For this weeks tech task, my google survey was on methods of testing our students in the classroom. I asked for feedback on what my peers believed that the best way to test for student knowledge was. The choices were, multiple choice, short answer, true or false, essay question, matching or other. After a whopping 10 replies, the results are in! Short answer wins with seven, three for essay questions, two went with the other option saying inquiry projects, and another other option was answered as hands on tasks.

I was happy with the results because multiple choice was not answered once… thank goodness! Testing my future students is something that I have mixed feelings about. I think that when a teacher creates a test they must do their best to keep in mind what is the best way for the students to show what they know. I was inspired to make my survey on this topic because last week I wrote a midterm in another one of my spring classes. It was comprised of 40 multiple choice questions and three short answer questions. I always struggle with the use of multiple choice questions because I really do not truly believe that is the best indicator of what someone knows on the topic. I have written many tests over my 4 years in University, and it never fails that I will struggle with the multiple choice portion of the exam. I often find myself frustrated because I feel that I could write a ton of information regarding the concept being questioned in the multiple choice question, yet I struggle with deciding which is the “most appropriate” answer. I also get frustrated with exams when I feel that I know much more on the topic then I was allowed to show by answering the questions. As a result, I struggle with considering what will be the best way for me to assess what my students know. One option that I have considered is giving the students a blank piece of paper with the topic at the top, then ask the students the in whatever way worked for them (jot notes, writing, drawing, lists, etc.) tell you what they know. This is just one idea of many that are possible to find ways to test your students knowledge in ways that truly measure what they know.

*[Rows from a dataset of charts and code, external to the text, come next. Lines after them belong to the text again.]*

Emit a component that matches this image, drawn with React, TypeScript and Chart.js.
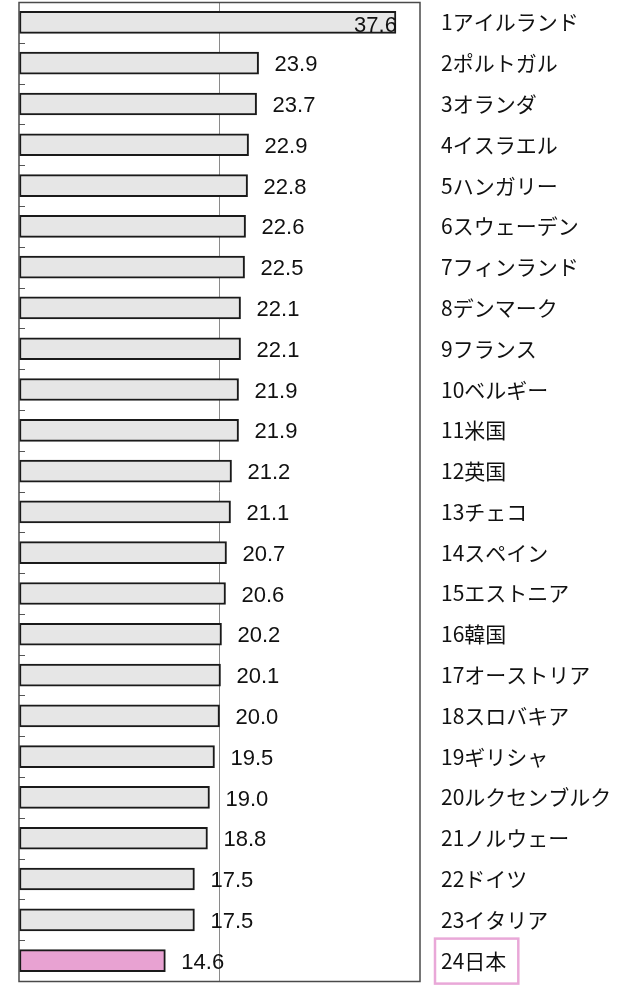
import { useEffect, useRef } from 'react';
import { Chart, registerables } from 'chart.js';

Chart.register(...registerables);

const categories = [
  '1アイルランド', '2ポルトガル', '3オランダ', '4イスラエル', '5ハンガリー', '6スウェーデン',
  '7フィンランド', '8デンマーク', '9フランス', '10ベルギー', '11米国', '12英国',
  '13チェコ', '14スペイン', '15エストニア', '16韓国', '17オーストリア', '18スロバキア',
  '19ギリシャ', '20ルクセンブルク', '21ノルウェー', '22ドイツ', '23イタリア', '24日本',
];
const values = [
  37.6, 23.9, 23.7, 22.9, 22.8, 22.6, 22.5, 22.1, 22.1, 21.9, 21.9, 21.2,
  21.1, 20.7, 20.6, 20.2, 20.1, 20.0, 19.5, 19.0, 18.8, 17.5, 17.5, 14.6,
];
const highlightIndex = 23;
const xMin = 0;
const xMax = 40;
const xStep = 20;

const BAR_GRAY = '#e6e6e6';
const BAR_PINK = '#e8a2d2';
const BOX_PINK = '#e9a8d8';

export default function App() {
  const ref = useRef<HTMLCanvasElement>(null);

  useEffect(() => {
    const canvas = ref.current;
    if (!canvas) return;

    const decor = {
      id: 'decor',
      beforeDatasetsDraw(chart: any) {
        const { ctx, chartArea } = chart;
        const y = chart.scales.y;
        ctx.save();
        ctx.strokeStyle = '#555';
        ctx.lineWidth = 1;
        for (let i = 1; i < categories.length; i++) {
          const py = Math.round((y.getPixelForValue(i - 1) + y.getPixelForValue(i)) / 2) + 0.5;
          ctx.beginPath();
          ctx.moveTo(chartArea.left, py);
          ctx.lineTo(chartArea.left + 6, py);
          ctx.stroke();
        }
        ctx.restore();
      },
      afterDraw(chart: any) {
        const { ctx, chartArea } = chart;
        ctx.save();
        ctx.strokeStyle = '#4a4a4a';
        ctx.lineWidth = 1.5;
        ctx.strokeRect(chartArea.left, chartArea.top + 0.5, chartArea.right - chartArea.left, chartArea.bottom - chartArea.top);

        const meta = chart.getDatasetMeta(0);
        ctx.fillStyle = '#111';
        ctx.font = "22px 'Liberation Sans', Arial, sans-serif";
        ctx.textBaseline = 'middle';
        meta.data.forEach((bar: any, i: number) => {
          const txt = values[i].toFixed(1);
          if (bar.x + 60 > chartArea.right) {
            ctx.textAlign = 'right';
            ctx.fillText(txt, bar.x + 1, bar.y + 4);
          } else {
            ctx.textAlign = 'left';
            ctx.fillText(txt, bar.x + 16, bar.y + 2);
          }
        });

        const ys = chart.scales.y;
        const py = ys.getPixelForValue(highlightIndex);
        ctx.font = "21px 'Noto Sans CJK JP', sans-serif";
        const w = ctx.measureText(categories[highlightIndex]).width;
        const lx = ys.left + 21;
        ctx.strokeStyle = BOX_PINK;
        ctx.lineWidth = 2.5;
        ctx.strokeRect(lx - 6, py - 22, w + 18, 45);
        ctx.restore();
      },
    };

    const chart = new Chart(canvas, {
      type: 'bar',
      data: {
        labels: categories,
        datasets: [
          {
            data: values,
            backgroundColor: values.map((_, i) => (i === highlightIndex ? BAR_PINK : BAR_GRAY)),
            borderColor: '#1a1a1a',
            borderWidth: 2,
            borderSkipped: false,
            barThickness: 22,
          },
        ],
      },
      options: {
        indexAxis: 'y',
        animation: false,
        responsive: false,
        maintainAspectRatio: false,
        devicePixelRatio: 1,
        layout: { padding: { left: 19, top: 2, bottom: 6, right: 0 } },
        plugins: { legend: { display: false }, tooltip: { enabled: false } },
        scales: {
          x: {
            min: xMin,
            max: xMax,
            ticks: { display: false, stepSize: xStep },
            grid: {
              color: (c: any) => (c.tick && c.tick.value === xStep ? '#8a8a8a' : 'rgba(0,0,0,0)'),
              drawTicks: false,
              lineWidth: 1,
            },
            border: { display: false },
            afterFit: (s: any) => {
              s.height = 0;
              s.paddingLeft = 0;
              s.paddingRight = 0;
            },
          },
          y: {
            position: 'right',
            grid: { display: false, drawTicks: false },
            border: { display: false },
            ticks: {
              color: '#111',
              padding: 21,
              font: { family: "'Noto Sans CJK JP', sans-serif", size: 21 },
            },
            afterFit: (s: any) => {
              s.width = 217;
              s.paddingTop = 0;
              s.paddingBottom = 0;
            },
          },
        },
      },
      plugins: [decor],
    } as any);

    return () => chart.destroy();
  }, []);

  return (
    <div style={{ position: 'absolute', left: 0, top: 0, width: 637, height: 987, background: '#fff' }}>
      <canvas ref={ref} width={637} height={987} />
    </div>
  );
}
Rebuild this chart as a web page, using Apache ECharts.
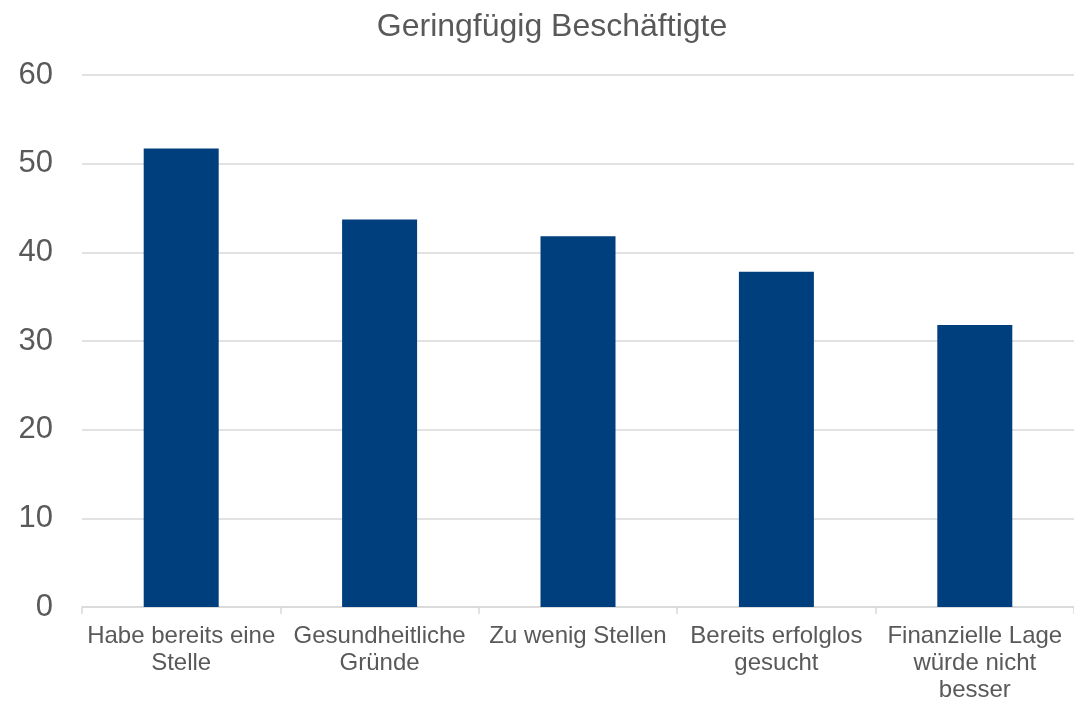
<!DOCTYPE html>
<html>
<head>
<meta charset="utf-8">
<script src="https://cdn.jsdelivr.net/npm/echarts@6/dist/echarts.min.js"></script>
<style>
html,body{margin:0;padding:0;background:#fff;}
#chart{width:1074px;height:701px;}
</style>
</head>
<body>
<div id="chart"></div>
<script>
const title = "Geringfügig Beschäftigte";
const categories = [
  "Habe bereits eine\nStelle",
  "Gesundheitliche\nGründe",
  "Zu wenig Stellen",
  "Bereits erfolglos\ngesucht",
  "Finanzielle Lage\nwürde nicht\nbesser"
];
const values = [51.7, 43.7, 41.8, 37.8, 31.8];
const yTicks = { min: 0, max: 60, interval: 10 };

const chart = echarts.init(document.getElementById('chart'));
chart.setOption({
  backgroundColor: '#ffffff',
  animation: false,
  title: {
    text: title,
    left: 552,
    top: 11,
    padding: 0,
    textAlign: 'center',
    textStyle: { fontFamily: 'Liberation Sans', fontSize: 32, fontWeight: 'normal', color: '#595959' }
  },
  grid: { left: 82, right: 0, top: 75, bottom: 94, containLabel: false, outerBoundsMode: 'none' },
  xAxis: {
    type: 'category',
    data: categories,
    axisLine: { show: true, lineStyle: { color: '#d9d9d9', width: 1.5 } },
    axisTick: { show: true, length: 7, lineStyle: { color: '#d9d9d9', width: 1.5 } },
    axisLabel: {
      interval: 0,
      margin: 16,
      fontFamily: 'Liberation Sans',
      fontSize: 24,
      lineHeight: 27,
      color: '#595959',
      align: 'center'
    }
  },
  yAxis: {
    type: 'value',
    min: yTicks.min,
    max: yTicks.max,
    interval: yTicks.interval,
    axisLine: { show: false },
    axisTick: { show: false },
    splitLine: { show: true, lineStyle: { color: '#d9d9d9', width: 1.5 } },
    axisLabel: {
      margin: 29,
      fontFamily: 'Liberation Sans',
      fontSize: 31,
      color: '#595959'
    }
  },
  series: [{
    type: 'bar',
    data: values,
    barWidth: 75,
    itemStyle: { color: '#003f7d' }
  }]
});
</script>
</body>
</html>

Overall, I was pleased with the results of the survey and am glad that my peers, who are also future educators, are considering what is best for the students when creating tests.


One thought on “Testing Our Students – The Results Are In!

  1. I agree with you Jane that students should have option in how they present there knowledge. What works for one student may not for the next. In an inclusive classroom we give students choice on how they want to do there work, where they want to sit, etc….so why don’t we do the same when it comes times for testing. I’m not even sure if I like calling it ‘testing’. That kind of gives me anxiety just hearing the word test. I think we should call it ‘methods to show how one can apply there knowledge’ instead. When you factor in the anxiety that many students go through during testing, testing sometimes ends up been about a child’s ability to take a test, not there ability to show what they know.